GICIA Mercabo Cove project moving along

April 10, 2020
By Marcy Shortuse

SUBMITTED BY THE GICIA – The GICIA’s Mercabo Cove is moving along smoothly and TSI Disaster Recovery Engineer Theresa Cauthen reported to the Land Conservancy Committee that they are slightly ahead of schedule. Construction on the Mercabo Cove Restoration Project began on March 2.

The project is designed to transform the basin area of the Mercabo Preserve into a marine sanctuary that will provide long term benefits that include improved water quality, enhanced fish and bird habitat, reduced seawall maintenance costs and visually enhanced views of the preserve site.

As many people know, the Mercabo Site was once the home of Mercury Test Center. When the GICIA purchased the 30-acre parcel it housed nine buildings including dry boat storage, conference center, office and small hotel, room for 185 wet slips, and 4,700 feet of bayfront located at the entrance to Gasparilla Island.

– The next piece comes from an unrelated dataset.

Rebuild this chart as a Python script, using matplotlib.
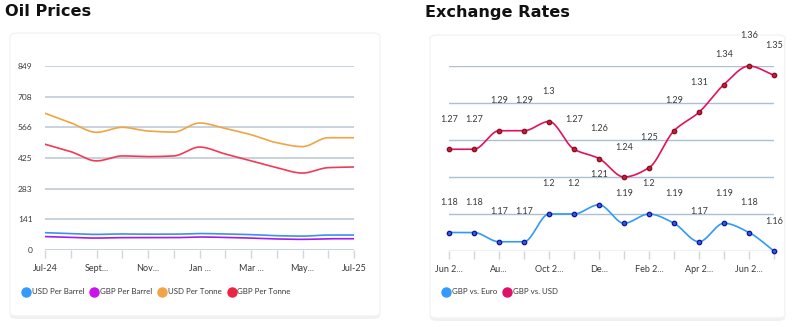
import numpy as np
import matplotlib
matplotlib.use("Agg")
import matplotlib.pyplot as plt
from matplotlib.patches import FancyBboxPatch
from matplotlib.lines import Line2D

# ---- data ----
oil_months = ["Jul-24", "Aug", "Sept...", "Oct", "Nov...", "Dec", "Jan ...",
              "Feb", "Mar ...", "Apr", "May...", "Jun", "Jul-25"]
usd_barrel = [80, 76, 72, 74, 73, 73, 76, 74, 71, 66, 64, 69, 69]
gbp_barrel = [62, 58, 55, 57, 57, 57, 60, 58, 55, 51, 49, 52, 52]
usd_tonne = [631, 587, 543, 566, 549, 544, 586, 561, 532, 495, 477, 518, 518]
gbp_tonne = [488, 454, 411, 434, 431, 434, 475, 443, 412, 380, 355, 380, 383]
oil_yticks = [0, 141, 283, 425, 566, 708, 849]

fx_months = ["Jun 2...", "Jul", "Au...", "Sep", "Oct 2...", "Nov", "De...",
             "Jan", "Feb 2...", "Mar", "Apr 2...", "May", "Jun 2...", "Jul"]
gbp_euro = [1.18, 1.18, 1.17, 1.17, 1.20, 1.20, 1.21, 1.19, 1.20, 1.19, 1.17, 1.19, 1.18, 1.16]
gbp_usd = [1.27, 1.27, 1.29, 1.29, 1.30, 1.27, 1.26, 1.24, 1.25, 1.29, 1.31, 1.34, 1.36, 1.35]

TXT = "#3a3a3a"
GRID = "#c3cfda"


def monotone(y, n=20):
    # monotone cubic (like d3 curveMonotoneX) for drawing the smooth line
    y = np.asarray(y, float)
    x = np.arange(len(y), dtype=float)
    d = np.diff(y)
    m = np.zeros(len(y))
    m[0], m[-1] = d[0], d[-1]
    for i in range(1, len(y) - 1):
        if d[i - 1] * d[i] <= 0:
            m[i] = 0
        else:
            m[i] = 2 / (1 / d[i - 1] + 1 / d[i])
    xs, ys = [], []
    for i in range(len(y) - 1):
        t = np.linspace(0, 1, n, endpoint=False)
        h00 = 2 * t**3 - 3 * t**2 + 1
        h10 = t**3 - 2 * t**2 + t
        h01 = -2 * t**3 + 3 * t**2
        h11 = t**3 - t**2
        xs.append(x[i] + t)
        ys.append(h00 * y[i] + h10 * m[i] + h01 * y[i + 1] + h11 * m[i + 1])
    xs.append([x[-1]])
    ys.append([y[-1]])
    return np.concatenate(xs), np.concatenate(ys)


fig = plt.figure(figsize=(8, 3.27), dpi=100)
fig.patch.set_facecolor("white")
plt.rcParams["font.family"] = ["Lato", "DejaVu Sans"]

# cards with faint shadow
for (x0, y0, w, h) in [(10, 33, 370, 283), (430, 35, 355, 283)]:
    sh = FancyBboxPatch((x0 / 800, 1 - (y0 + h + 3) / 327), w / 800, h / 327,
                        boxstyle="round,pad=0,rounding_size=0.01",
                        transform=fig.transFigure, fc="#f0f0f0", ec="none", zorder=-10)
    card = FancyBboxPatch((x0 / 800, 1 - (y0 + h) / 327), w / 800, h / 327,
                          boxstyle="round,pad=0,rounding_size=0.01",
                          transform=fig.transFigure, fc="white", ec="#f3f3f3", lw=1, zorder=-9)
    fig.patches.extend([sh, card])

fig.text(5 / 800, 1 - 12 / 327, "Oil Prices", fontsize=11.6, fontweight="bold",
         family="DejaVu Sans", color="#111111", va="center")
fig.text(425 / 800, 1 - 12 / 327, "Exchange Rates", fontsize=11.6, fontweight="bold",
         family="DejaVu Sans", color="#111111", va="center")

# ---- oil prices ----
ax1 = fig.add_axes([45 / 800, 1 - 250 / 327, 309 / 800, 184 / 327])
ax1.set_xlim(0, len(oil_months) - 1)
ax1.set_ylim(0, 849)
for s, c in [(usd_barrel, "#3d8ff5"), (gbp_barrel, "#a21cf0"),
             (usd_tonne, "#f0a444"), (gbp_tonne, "#f23a56")]:
    xs, ys = monotone(s)
    ax1.plot(xs, ys, color=c, lw=1.2, zorder=3)
ax1.set_yticks(oil_yticks)
ax1.set_yticklabels([str(v) for v in oil_yticks])
ax1.grid(axis="y", color=GRID, lw=1.3)
ax1.set_xticks(range(len(oil_months)))
ax1.set_xticklabels([m if i % 2 == 0 else "" for i, m in enumerate(oil_months)])

# ---- exchange rates ----
ax2 = fig.add_axes([449 / 800, 1 - 251 / 327, 325 / 800, 185 / 327])
ax2.set_xlim(0, len(fx_months) - 1)
ax2.set_ylim(1.16, 1.36)
for s, lc, mc, fc in [(gbp_euro, "#3399f5", "#0a14a0", "#3a5ad8"),
                      (gbp_usd, "#e0125e", "#8a0a1e", "#c0203a")]:
    xs, ys = monotone(s)
    ax2.plot(xs, ys, color=lc, lw=1.2, zorder=3, clip_on=False)
    ax2.plot(range(len(s)), s, "o", ms=3.2, mfc=fc, mec=mc, mew=0.9,
             zorder=4, clip_on=False)
    for i, v in enumerate(s):
        ax2.annotate(f"{v:g}", (i, v), xytext=(0, 30), textcoords="offset pixels",
                     ha="center", va="center", fontsize=6.5, color=TXT)
ax2.set_yticks(np.arange(1.16, 1.361, 0.04))
ax2.tick_params(axis="y", length=0, labelleft=False)
ax2.grid(axis="y", color="#aac0d4", lw=1.0)
ax2.set_xticks(range(len(fx_months)))
ax2.set_xticklabels([m if i % 2 == 0 else "" for i, m in enumerate(fx_months)])

for ax in (ax1, ax2):
    ax.set_facecolor("none")
    for sp in ax.spines.values():
        sp.set_visible(False)
    ax.set_axisbelow(True)
    ax.tick_params(axis="x", length=6, color="#cfd6dd", width=1, labelsize=6.5,
                   labelcolor=TXT, pad=4)
    ax.tick_params(axis="y", length=0, labelsize=6, labelcolor=TXT, pad=9)

# legends
def legend(labels, colors, x0):
    handles = [Line2D([], [], marker="o", ls="", ms=6.5, color=c) for c in colors]
    fig.legend(handles, labels, loc="center left", bbox_to_anchor=(x0 / 800, 1 - 292 / 327),
               ncol=len(labels), frameon=False, fontsize=5.7, handletextpad=0.2,
               columnspacing=0.8, labelcolor=TXT, borderaxespad=0, borderpad=0,
               handlelength=1.0)

legend(["USD Per Barrel", "GBP Per Barrel", "USD Per Tonne", "GBP Per Tonne"],
       ["#3399ff", "#cc11ee", "#f0a444", "#ee2244"], 22)
legend(["GBP vs. Euro", "GBP vs. USD"], ["#3399ff", "#e0106a"], 442)

fig.savefig("out.png", dpi=100)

The GICIA’s initial vision for this site was to completely restore the uplands to create a visually attractive native bird and wildlife sanctuary that would be forever protected from development. Once the upland restoration was completed the GICIA began to explore the possibility of creating an aquatic sanctuary by restoring the existing basin.

The basin consists of a dredged and completely armored L shaped area that is highly visible from the causeway. Once the buildings were removed and the uplands were planted with native vegetation the possibility of restoring the basin became the focus.

The initial idea was to explore options for softening the look of the existing seawall while reducing the amount of costly seawall maintenance and repairs. As we began working with consultants and engineers on methods for stabilizing the wall and softening the appearance, we realized that a plan could be devised that would improve the aesthetics of the site, reduce seawall maintenance and more importantly enhance habitat and improve the water quality. That is when the Mercabo Cove Project was born.    

Several different methods will be used to help stabilize the remaining seawall while enhancing fishery habitat.

These include reef balls, which were delivered to the site last week; rip rap created from the removed concrete sidewalk and seawall caps that have been removed from the site; and reinforced culvert pipe (RCP). Reef balls are hollow and typically have several holes of varying sizes, which provide protective areas for juvenile fish to hide from larger predators. They are made of concrete and treated to create a rough surface texture, which promotes settling by marine organisms such as oysters. Reef balls used in front of seawalls in shallow water will be partially exposed during low tides, which provide shorebirds areas for foraging.

Initial placement of rip rap and RCPs began last week. The rip rap will create many nooks and crannies for fish and other sea life and encourage oyster recruitment. The RCPs will be placed vertically in front of the remaining seawall and used as planters for nearly 600 mangroves. As the mangroves grow the prop roots will extend over the tops of the RCP eventually covering them.    

Red mangroves are extremely important to the marine ecosystem as their extensive root systems enhance fisheries’ habitats and trees’ canopies provide roosting and nesting habitats for birds.   

This innovative project is estimated to cost $2 million and the GICIA is extremely pleased that the Boca Grande Community has continued to support the restoration of the Mercabo Preserve site. This unique project will provide enhanced habitat for juvenile snook and tarpon, the critically endangered smalltooth sawfish, and dolphin and manatee.    

“It will be exciting to watch this restoration project unfold over the next four to six months,” said Bruce Carbonari, GICIA President.